Hell, a player’s wife’s weight, mental health and sexual proclivities, are all considered fair game.

Here’s a chant they used to sing about Mrs. Beckham:

 Oh Posh Spice is a s*apper,

She digs another fella,

And when she's s*agging Beckham,

She thinks of Mike Grella!

Posh Spice is a s*apper,

She likes to suck a d*ck,

And when she's s*agging Beckham,

She thinks of Michalik!

I don’t think Peyton Manning has to put up with that kind of vulgarity about his missus.

Here’s another classic fans sing when their team plays Liverpool:

In your Liverpool slums

In your Liverpool slums

You speak in an accent exceedingly rare

You wear a pink tracksuit and have curly hair

In your Liverpool slums

In your Liverpool slums

In your Liverpool slums

Your mum’s on the game and your dad’s in the nick

You can’t get a job ‘cos you’re too f**king thick

In your Liverpool slums

And these are among the less abusive examples of a terrible poetry and savage wit.

Football’s working class roots are still the foundations below the shiny surfaces of the multi-million pound stadiums.

Wages are always quoted in pounds per week, as in Luis Suarez just signed a new contract for $200,000 per week.

This is a hangover from the days when a workers wages were paid weekly as opposed to management who got a monthly salary.

But the international oligarchs, who increasingly like buying Premier League franchises, don’t always appreciate the nuances of the game’s social history.

When you've got the private jet, the supermodel and the superyacht, you're not dropping half a billion to buy a bunch of losers.

And it’s not just players who can feel an owner’s wrath.

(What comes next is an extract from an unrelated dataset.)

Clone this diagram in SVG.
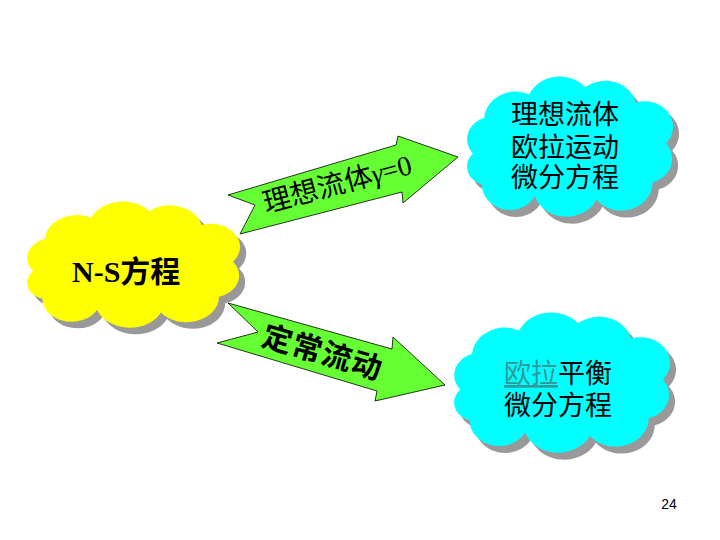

Managers get fired after the shortest string of bad results and even after decent results that don’t meet expectations.

So far in 2013, 5 out of 20 Premier League managers have been given the boot.

Only 2 out of 38, have held the same job since 2011, as opposed to 14 NFL head coaches.

There’s no such job security in the Prem, but there's loads of gut churning excitement.

So turn on the TV, pull up a chair, enjoy the pleasure that comes from pressure and good luck, unless you’re playing Spurs.

{ We score when Santa wants to}

A very merry Christmas to one and all!